There is a cult-like atmosphere around Barack Obama, which his campaign has carefully and successfully fabricated, which concerns me. The messiah complex. Fainting audience members at rallies. Special Obama flags and an Obama presidential seal. A graphic with the portrayal of the globe and Obama's name on it, which adorns everything from Obama's plane to his street literature. Young school children singing songs praising Obama. Teenagers wearing camouflage outfits and marching in military order chanting Obama's name and the professions he is going to open to them. An Obama world tour, culminating in a speech in Berlin where Obama proclaims we are all citizens of the world. I dare say, this is ominous stuff. [...]
Obama's appeal to the middle class is an appeal to the "the proletariat," as an infamous philosopher once described it, about which a mythology has been created. Rather than pursue the American Dream, he insists that the American Dream has arbitrary limits, limits Obama would set for the rest of us — today it's $250,000 for businesses and even less for individuals. If the individual dares to succeed beyond the limits set by Obama, he is punished for he's now officially "rich." The value of his physical and intellectual labor must be confiscated in greater amounts for the good of the proletariat (the middle class). And so it is that the middle class, the birth-child of capitalism, is both celebrated and enslaved [...]
And there's some other stuff thrown in there too, stuff about the press, and more stuff about socialism, and we're all going to die, or at least get placed in different tax brackets. With malice!
Sigh. How disappointing -- I went there expecting to see mega-crazy, the kind of crazy that you could take a picture of for posterity, so that fifty years hence you could drag it out of an old shoebox and say "see, grandkids? That's the kind of crazy that crazy people used to aspire to, back in my days. They put strawberry jam in their shoes, and wore hats made out of pastrami, and they danced crazy jigs in the middle of busy intersections. And when they needed a little spending cash, they advised Presidential candidates."
But alas, no. Instead, it's just normal National Review crazy, though admirable in dramatic scope. Poor Mark, good conservative that he is, is intellectually just stumped as to why, after the last eight miserable, no-good, scandal-plagued, war-ridden, economy-melting, soul-crushing, budget-raping, government-butchering years, anyone would possibly be switching sides in this election... and presumes it's because Obama and his campaign have some sort of crazy warlock power that's fooling all these poor dumb used-ta-be-conservatives.
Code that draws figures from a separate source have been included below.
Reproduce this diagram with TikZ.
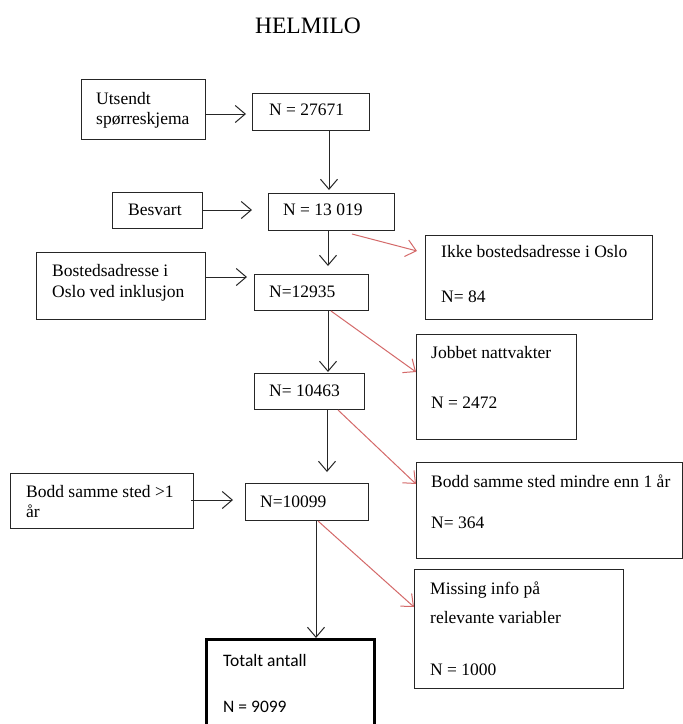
\documentclass[tikz,border=0pt]{standalone}
\usepackage{fontspec}
\setmainfont{Liberation Serif}
\newfontfamily\calibfont{Carlito}
\usetikzlibrary{arrows.meta}
\definecolor{myred}{RGB}{212,105,105}
\begin{document}
\begin{tikzpicture}[x=1pt,y=-1pt,
  box/.style={draw=black!85, line width=1pt, inner sep=0pt, anchor=north west},
  txt/.style={anchor=base west, inner sep=0pt, font=\fontsize{17.5}{20}\selectfont},
  arr/.style={draw=black!85, line width=1pt, -{Straight Barb[length=10pt,width=17pt,line width=1pt]}},
  rarr/.style={arr, draw=myred}]
\path[use as bounding box, clip] (0,0) rectangle (683,724);
\fill[white] (0,0) rectangle (683,724);

% title
\node[anchor=base, inner sep=0pt, font=\fontsize{23.5}{27}\selectfont] (title) at (308,33) {HELMILO};

% boxes
\node[box, minimum width=124pt, minimum height=60pt] (uts) at (81,79) {};
\node[box, minimum width=117pt, minimum height=37pt] (n1) at (252,93) {};
\node[box, minimum width=90pt, minimum height=36pt] (bes) at (112,192) {};
\node[box, minimum width=126pt, minimum height=37pt] (n2) at (268,193) {};
\node[box, minimum width=227pt, minimum height=84pt] (ikke) at (425,235) {};
\node[box, minimum width=169pt, minimum height=67pt] (bos) at (36,252) {};
\node[box, minimum width=114pt, minimum height=36pt] (n3) at (254,274) {};
\node[box, minimum width=160pt, minimum height=105pt] (job) at (416,334) {};
\node[box, minimum width=110pt, minimum height=36pt] (n4) at (254,373) {};
\node[box, minimum width=183pt, minimum height=55pt] (bodd1) at (10,473) {};
\node[box, minimum width=123pt, minimum height=37pt] (n5) at (245,483) {};
\node[box, minimum width=266pt, minimum height=96pt] (bodd2) at (416,462) {};
\node[box, minimum width=209pt, minimum height=119pt] (miss) at (414,569) {};
\node[box, draw=black, line width=3pt, minimum width=168pt, minimum height=110pt] (tot) at (205,638) {};

% texts
\node[txt] (t-uts1) at (96,104) {Utsendt};
\node[txt] (t-uts2) at (96,124) {spørreskjema};
\node[txt] (t-n1) at (269,115) {N = 27671};
\node[txt] (t-bes) at (128,215) {Besvart};
\node[txt] (t-n2) at (283,215) {N = 13 019};
\node[txt] (t-ikke1) at (441,257) {Ikke bostedsadresse i Oslo};
\node[txt] (t-ikke2) at (441,302) {N= 84};
\node[txt] (t-bos1) at (52,276) {Bostedsadresse i};
\node[txt] (t-bos2) at (52,297) {Oslo ved inklusjon};
\node[txt] (t-n3) at (269,297) {N=12935};
\node[txt] (t-job1) at (431,358) {Jobbet nattvakter};
\node[txt] (t-job2) at (431,408) {N = 2472};
\node[txt] (t-n4) at (269,396) {N= 10463};
\node[txt] (t-bodd21) at (431,487) {Bodd samme sted mindre enn 1 år};
\node[txt] (t-bodd22) at (431,528) {N= 364};
\node[txt] (t-bodd11) at (26,497) {Bodd samme sted >1};
\node[txt] (t-bodd12) at (26,517) {år};
\node[txt] (t-n5) at (260,507) {N=10099};
\node[txt] (t-miss1) at (430,594) {Missing info på};
\node[txt] (t-miss2) at (430,623) {relevante variabler};
\node[txt] (t-miss3) at (430,675) {N = 1000};
\node[txt, font=\calibfont\fontsize{17.5}{20}\selectfont] (t-tot1) at (223,666) {Totalt antall};
\node[txt, font=\calibfont\fontsize{17.5}{20}\selectfont] (t-tot2) at (223,712) {N = 9099};

% black connectors
\draw[arr] (uts.east |- 0,114) -- ([xshift=-6pt]n1.west |- 0,114);
\draw[arr] (n1.south -| 329,0) -- ([yshift=3pt]n2.north -| 329,0);
\draw[arr] (bes.east |- 0,210) -- ([xshift=-16pt]n2.west |- 0,210);
\draw[arr] (n2.south -| 328,0) -- ([yshift=8pt]n3.north -| 328,0);
\draw[arr] (bos.east |- 0,277) -- ([xshift=-7pt]n3.west |- 0,277);
\draw[arr] (n3.south -| 328,0) -- ([yshift=1pt]n4.north -| 328,0);
\draw[arr] (n4.south -| 327,0) -- ([yshift=11pt]n5.north -| 327,0);
\draw[arr] ([xshift=-3pt]bodd1.east |- 0,500) -- ([xshift=-12pt]n5.west |- 0,500);
\draw[arr] (n5.south -| 316,0) -- (tot.north -| 316,0);

% red connectors
\draw[rarr] (n2.south -| 352,0) ++(0,3) -- ([xshift=-8pt]ikke.west |- 0,251);
\draw[rarr] (n3.south -| 331,0) -- (job.west |- 0,372);
\draw[rarr] (n4.south -| 338,0) -- (bodd2.west |- 0,484);
\draw[rarr] (n5.south -| 318,0) -- (miss.west |- 0,607);
\end{tikzpicture}
\end{document}
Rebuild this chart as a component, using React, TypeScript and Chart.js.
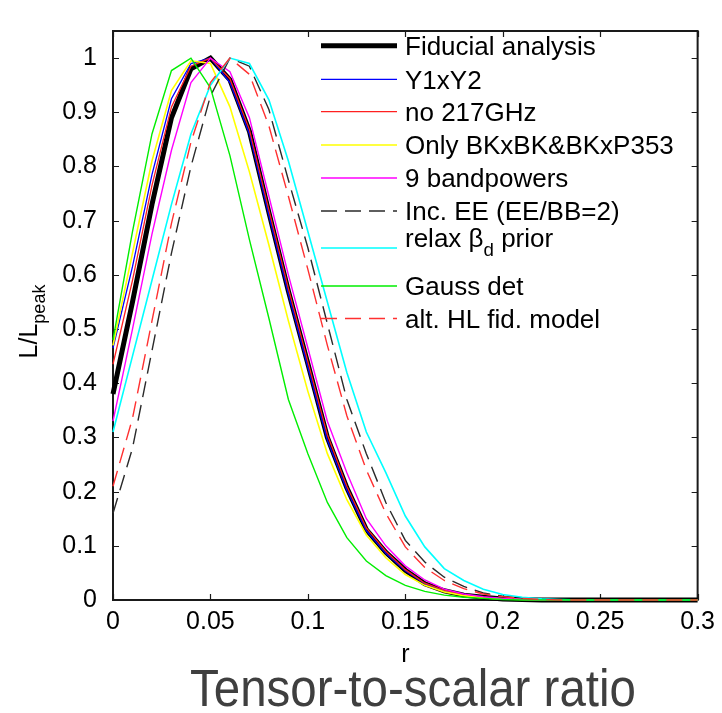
import React, { useEffect, useRef } from "react";
import { Chart, registerables } from "chart.js";

Chart.register(...registerables);

// r grid (x values)
const R = [
  0, 0.01, 0.02, 0.03, 0.04, 0.05, 0.06, 0.07, 0.08, 0.09, 0.1,
  0.11, 0.12, 0.13, 0.14, 0.15, 0.16, 0.17, 0.18, 0.19, 0.2,
  0.21, 0.22, 0.23, 0.24, 0.25, 0.26, 0.27, 0.28, 0.29, 0.3,
];

const X_TICKS = [0, 0.05, 0.1, 0.15, 0.2, 0.25, 0.3];
const X_TICK_LABELS = ["0", "0.05", "0.1", "0.15", "0.2", "0.25", "0.3"];
const Y_TICKS = [0, 0.1, 0.2, 0.3, 0.4, 0.5, 0.6, 0.7, 0.8, 0.9, 1];
const Y_TICK_LABELS = ["0", "0.1", "0.2", "0.3", "0.4", "0.5", "0.6", "0.7", "0.8", "0.9", "1"];

const SERIES_NAMES = [
  "Fiducial analysis",
  "Y1xY2",
  "no 217GHz",
  "Only BKxBK&BKxP353",
  "9 bandpowers",
  "Inc. EE (EE/BB=2)",
  "relax β_d prior",
  "Gauss det",
  "alt. HL fid. model",
];

const FIDUCIAL = [0.38, 0.55, 0.73, 0.89, 0.98, 1.0, 0.96, 0.865, 0.715, 0.57, 0.436, 0.3, 0.207, 0.13, 0.088, 0.055, 0.03, 0.017, 0.009, 0.005, 0.002, 0.001, 0, 0, 0, 0, 0, 0, 0, 0, 0];
const Y1XY2 = [0.465, 0.615, 0.785, 0.925, 0.99, 1.0, 0.955, 0.86, 0.71, 0.565, 0.43, 0.295, 0.203, 0.128, 0.086, 0.054, 0.03, 0.017, 0.009, 0.005, 0.002, 0.001, 0, 0, 0, 0, 0, 0, 0, 0, 0];
const NO217 = [0.435, 0.59, 0.765, 0.91, 0.985, 1.0, 0.962, 0.868, 0.72, 0.575, 0.44, 0.305, 0.21, 0.133, 0.09, 0.056, 0.031, 0.018, 0.009, 0.005, 0.002, 0.001, 0, 0, 0, 0, 0, 0, 0, 0, 0];
const ONLY_BK = [0.47, 0.64, 0.81, 0.94, 0.995, 0.99, 0.91, 0.79, 0.655, 0.515, 0.385, 0.27, 0.185, 0.12, 0.078, 0.047, 0.027, 0.015, 0.008, 0.004, 0.002, 0.001, 0, 0, 0, 0, 0, 0, 0, 0, 0];
const BAND9 = [0.33, 0.5, 0.675, 0.83, 0.955, 1.0, 0.975, 0.89, 0.745, 0.6, 0.465, 0.33, 0.235, 0.15, 0.1, 0.063, 0.037, 0.02, 0.011, 0.006, 0.003, 0.001, 0, 0, 0, 0, 0, 0, 0, 0, 0];
const INC_EE = [0.16, 0.28, 0.46, 0.64, 0.8, 0.93, 1.0, 0.985, 0.905, 0.775, 0.65, 0.51, 0.37, 0.27, 0.18, 0.11, 0.07, 0.042, 0.025, 0.013, 0.007, 0.003, 0.001, 0, 0, 0, 0, 0, 0, 0, 0];
const RELAX_BD = [0.31, 0.45, 0.59, 0.73, 0.86, 0.95, 1.0, 0.99, 0.923, 0.81, 0.68, 0.55, 0.42, 0.31, 0.235, 0.155, 0.098, 0.058, 0.036, 0.02, 0.01, 0.005, 0.002, 0.001, 0, 0, 0, 0, 0, 0, 0];
const GAUSS = [0.48, 0.68, 0.86, 0.977, 1.0, 0.945, 0.82, 0.665, 0.52, 0.37, 0.27, 0.18, 0.115, 0.072, 0.045, 0.027, 0.016, 0.009, 0.005, 0.003, 0.001, 0, 0, 0, 0, 0, 0, 0, 0, 0, 0];
const ALT_HL = [0.21, 0.335, 0.515, 0.695, 0.845, 0.955, 1.0, 0.97, 0.875, 0.745, 0.61, 0.47, 0.34, 0.24, 0.16, 0.098, 0.06, 0.036, 0.021, 0.011, 0.006, 0.003, 0.001, 0, 0, 0, 0, 0, 0, 0, 0];

const FONT = '"Liberation Sans", Arial, Helvetica, sans-serif';

function drawRich(ctx: CanvasRenderingContext2D, text: string, x: number, y: number, size: number) {
  // supports "_c" single-character subscript
  const parts: { t: string; sub: boolean }[] = [];
  let buf = "";
  for (let i = 0; i < text.length; i++) {
    if (text[i] === "_" && i + 1 < text.length) {
      if (buf) parts.push({ t: buf, sub: false });
      buf = "";
      parts.push({ t: text[i + 1], sub: true });
      i++;
    } else buf += text[i];
  }
  if (buf) parts.push({ t: buf, sub: false });
  let cx = x;
  for (const p of parts) {
    const s = p.sub ? size * 0.72 : size;
    ctx.font = `${s}px ${FONT}`;
    ctx.fillText(p.t, cx, p.sub ? y + size * 0.32 : y);
    cx += ctx.measureText(p.t).width;
  }
}

export default function App() {
  const ref = useRef<HTMLCanvasElement | null>(null);

  useEffect(() => {
    document.body.style.margin = "0";
    const canvas = ref.current;
    if (!canvas) return;

    const series = [
      { data: FIDUCIAL, color: "#000000", width: 5, dash: [] as number[] },
      { data: Y1XY2, color: "#0000ff", width: 1.3, dash: [] },
      { data: NO217, color: "#ff2020", width: 1.3, dash: [] },
      { data: ONLY_BK, color: "#ffff00", width: 1.6, dash: [] },
      { data: BAND9, color: "#ff00ff", width: 1.4, dash: [] },
      { data: INC_EE, color: "#2a2a2a", width: 1.4, dash: [16, 8] },
      { data: RELAX_BD, color: "#00ffff", width: 1.6, dash: [] },
      { data: GAUSS, color: "#00ee00", width: 1.4, dash: [] },
      { data: ALT_HL, color: "#ff3030", width: 1.4, dash: [16, 8] },
    ];

    const datasets = series.map((s, i) => ({
      label: SERIES_NAMES[i],
      data: R.map((r, j) => ({ x: r, y: s.data[j] })),
      borderColor: s.color,
      backgroundColor: s.color,
      borderWidth: s.width,
      borderDash: s.dash,
      pointRadius: 0,
      tension: 0,
      fill: false,
      order: 20 - i,
      clip: false as any,
    }));

    const framePlugin = {
      id: "frame",
      beforeDatasetsDraw(chart: any) {
        const { ctx, chartArea } = chart;
        const { left, right, top, bottom } = chartArea;
        const xs = chart.scales.x;
        const ys = chart.scales.y;
        ctx.save();
        ctx.strokeStyle = "#1a1a1a";
        ctx.lineWidth = 2;
        ctx.strokeRect(left, top, right - left, bottom - top);
        ctx.lineWidth = 1.2;
        const T = 6;
        ctx.beginPath();
        X_TICKS.forEach((v) => {
          const px = Math.round(xs.getPixelForValue(v)) + 0.5;
          ctx.moveTo(px, bottom);
          ctx.lineTo(px, bottom - T);
          ctx.moveTo(px, top);
          ctx.lineTo(px, top + T);
        });
        Y_TICKS.forEach((v) => {
          const py = Math.round(ys.getPixelForValue(v)) + 0.5;
          ctx.moveTo(left, py);
          ctx.lineTo(left + T, py);
          ctx.moveTo(right, py);
          ctx.lineTo(right - T, py);
        });
        ctx.stroke();
        ctx.restore();
      },
      afterDraw(chart: any) {
        const { ctx, chartArea } = chart;
        ctx.save();
        // Legend
        const rowsY = [45.7, 79.3, 111.7, 145, 178, 211, 248, 286, 318.5];
        const textDy = [0, 0, 0, 0, 0, 0, -10, 0, 0];
        const x0 = 321, x1 = 397, tx = 405, size = 26;
        chart.data.datasets.forEach((ds: any, i: number) => {
          const y = rowsY[i];
          ctx.strokeStyle = ds.borderColor;
          ctx.lineWidth = ds.borderWidth;
          ctx.setLineDash(ds.borderDash || []);
          ctx.beginPath();
          ctx.moveTo(x0, y);
          ctx.lineTo(x1, y);
          ctx.stroke();
          ctx.setLineDash([]);
          ctx.fillStyle = "#000";
          ctx.textAlign = "left";
          ctx.textBaseline = "alphabetic";
          drawRich(ctx, ds.label, tx, y + textDy[i] + size * 0.36, size);
        });

        // Y axis title L/L_peak
        ctx.save();
        ctx.translate(28, (chartArea.top + chartArea.bottom) / 2 + 6);
        ctx.rotate(-Math.PI / 2);
        ctx.font = `25px ${FONT}`;
        const w1 = ctx.measureText("L/L").width;
        ctx.font = `18px ${FONT}`;
        const w2 = ctx.measureText("peak").width;
        const start = -(w1 + w2) / 2;
        ctx.fillStyle = "#000";
        ctx.textAlign = "left";
        ctx.font = `25px ${FONT}`;
        ctx.fillText("L/L", start, 9);
        ctx.font = `18px ${FONT}`;
        ctx.fillText("peak", start + w1, 17);
        ctx.restore();

        // x axis title r
        ctx.fillStyle = "#000";
        ctx.textAlign = "center";
        ctx.font = `25px ${FONT}`;
        ctx.fillText("r", (chartArea.left + chartArea.right) / 2, 662);

        // big caption
        ctx.save();
        ctx.fillStyle = "#3f3f3f";
        ctx.font = `51px ${FONT}`;
        ctx.textAlign = "left";
        const cap = "Tensor-to-scalar ratio";
        const cw = ctx.measureText(cap).width;
        const target = 446;
        ctx.translate(190, 706);
        ctx.scale(target / cw, 1);
        ctx.fillText(cap, 0, 0);
        ctx.restore();

        ctx.restore();
      },
    };

    const chart = new Chart(canvas, {
      type: "line",
      data: { datasets: datasets as any },
      options: {
        animation: false,
        responsive: false,
        devicePixelRatio: 1,
        layout: { padding: { top: 13, right: 20, left: 0, bottom: 0 } },
        plugins: { legend: { display: false }, tooltip: { enabled: false }, title: { display: false } },
        scales: {
          x: {
            type: "linear",
            min: 0,
            max: 0.3,
            afterBuildTicks: (s: any) => {
              s.ticks = X_TICKS.map((v) => ({ value: v }));
            },
            afterFit: (s: any) => {
              s.height = 113;
            },
            ticks: {
              autoSkip: false,
              maxRotation: 0,
              padding: 7,
              color: "#000",
              font: { size: 25, family: FONT },
              callback: (v: any) => {
                const i = X_TICKS.findIndex((t) => Math.abs(t - Number(v)) < 1e-9);
                return i >= 0 ? X_TICK_LABELS[i] : "";
              },
            },
            grid: { display: false, drawTicks: false },
            border: { display: false },
          },
          y: {
            type: "linear",
            min: 0,
            max: 1.05,
            afterBuildTicks: (s: any) => {
              s.ticks = Y_TICKS.map((v) => ({ value: v }));
            },
            afterFit: (s: any) => {
              s.width = 113;
            },
            ticks: {
              autoSkip: false,
              padding: 16,
              color: "#000",
              font: { size: 25, family: FONT },
              callback: (v: any) => {
                const i = Y_TICKS.findIndex((t) => Math.abs(t - Number(v)) < 1e-9);
                return i >= 0 ? Y_TICK_LABELS[i] : "";
              },
            },
            grid: { display: false, drawTicks: false },
            border: { display: false },
          },
        },
      },
      plugins: [framePlugin],
    });

    return () => chart.destroy();
  }, []);

  return (
    <canvas
      ref={ref}
      width={722}
      height={713}
      style={{ display: "block", width: "722px", height: "713px" }}
    />
  );
}
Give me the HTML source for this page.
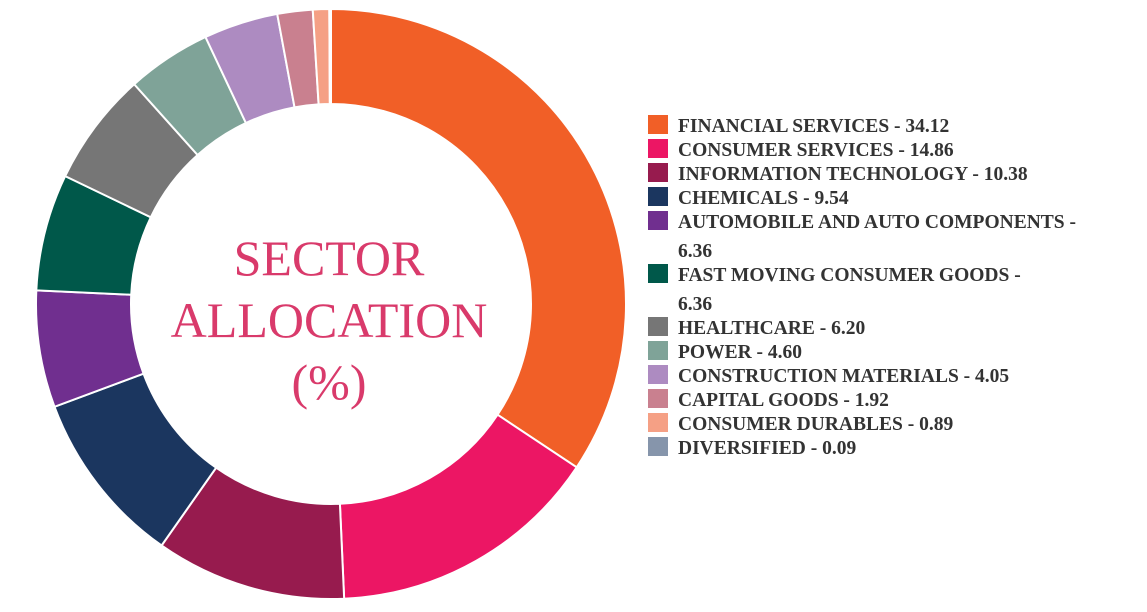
<!DOCTYPE html>
<html><head><meta charset="utf-8"><style>
body{margin:0;background:#fff;width:1147px;height:612px;overflow:hidden}
svg{display:block}
text{font-family:"Liberation Serif",serif}
</style></head><body>
<svg id="chart" width="1147" height="612" viewBox="0 0 1147 612">
<g id="slices"></g>
<g fill="#d93a6b" font-size="50" text-anchor="middle">
<text x="329" y="275">SECTOR</text>
<text x="329" y="337">ALLOCATION</text>
<text x="329" y="399">(%)</text>
</g>
<g id="legend"></g>
</svg>
<script>
const categories=["FINANCIAL SERVICES","CONSUMER SERVICES","INFORMATION TECHNOLOGY","CHEMICALS","AUTOMOBILE AND AUTO COMPONENTS","FAST MOVING CONSUMER GOODS","HEALTHCARE","POWER","CONSTRUCTION MATERIALS","CAPITAL GOODS","CONSUMER DURABLES","DIVERSIFIED"];
const values=[34.12,14.86,10.38,9.54,6.36,6.36,6.20,4.60,4.05,1.92,0.89,0.09];
const labels=["34.12","14.86","10.38","9.54","6.36","6.36","6.20","4.60","4.05","1.92","0.89","0.09"];
const colors=["#f15f27","#ec1664","#971b4e","#1b365f","#702f8f","#00584a","#767676","#7fa398","#ad8bc1","#c9808f","#f5a085","#8695ab"];
const NS="http://www.w3.org/2000/svg";
const cx=331,cy=304,R=295,r=200;
const total=values.reduce((a,b)=>a+b,0);
let a0=0;
const g=document.getElementById('slices');
function pt(rad,a){return [cx+rad*Math.sin(a),cy-rad*Math.cos(a)];}
values.forEach((v,i)=>{
  const a1=a0+v/total*2*Math.PI;
  const large=(a1-a0)>Math.PI?1:0;
  const p1=pt(R,a0),p2=pt(R,a1),p3=pt(r,a1),p4=pt(r,a0);
  const p=document.createElementNS(NS,'path');
  p.setAttribute('d',`M${p1}A${R},${R} 0 ${large} 1 ${p2}L${p3}A${r},${r} 0 ${large} 0 ${p4}Z`);
  p.setAttribute('fill',colors[i]);
  p.setAttribute('stroke','#fff');
  p.setAttribute('stroke-width','2');
  
  
  g.appendChild(p);
  a0=a1;
});
const lg=document.getElementById('legend');
let y=115;
categories.forEach((c,i)=>{
  const e=document.createElementNS(NS,'g');
  
  
  const s=document.createElementNS(NS,'rect');
  s.setAttribute('x',648);s.setAttribute('y',y);s.setAttribute('width',20);s.setAttribute('height',19);
  s.setAttribute('fill',colors[i]);
  e.appendChild(s);
  const wrap=c.length>25;
  const t=document.createElementNS(NS,'text');
  t.setAttribute('x',678);t.setAttribute('y',y+17);
  t.setAttribute('font-size','19.5');t.setAttribute('font-weight','bold');t.setAttribute('fill','#333');
  t.textContent=wrap?c+' -':c+' - '+labels[i];
  e.appendChild(t);
  if(wrap){
    const t2=document.createElementNS(NS,'text');
    t2.setAttribute('x',678);t2.setAttribute('y',y+46);
    t2.setAttribute('font-size','19.5');t2.setAttribute('font-weight','bold');t2.setAttribute('fill','#333');
    t2.textContent=labels[i];
    e.appendChild(t2);
    y+=53;
  } else y+=24;
  lg.appendChild(e);
});
</script>
</body></html>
Because there's just no way a popular Democrat would be ahead if the media was doing its job. Or if Katie Couric hadn't asked Sarah Palin mean questions. Or if young people weren't wearing pro-Obama shirts, or Colin Powell still held fast to his own sanity. And it's all because SOCIALISM BOOGA BOOGA BOOGA BOOGA! MARX! STALIN! THEY'RE COMING FOR YOUR STAR WARS COLLECTABLES, TO REDISTRIBUTE THEM TO THE COMMON MASSES! PIRATE FLAPJACKS! KITTENS WITH HOWITZERS! BE VERY AFRAID RIGHT NOW!
It's almost cute. The last refuge of a broken spirit.
(I've not seen the young people in camouflage marching in military formation for Obama, though -- and it is odd that I would have missed such a thing, given that it is being presented as one of the defining characteristics of the scary and militant Obama movement. So I can only presume that Mark, despondent and perhaps slightly tipsy, fell asleep watching the History Channel again.)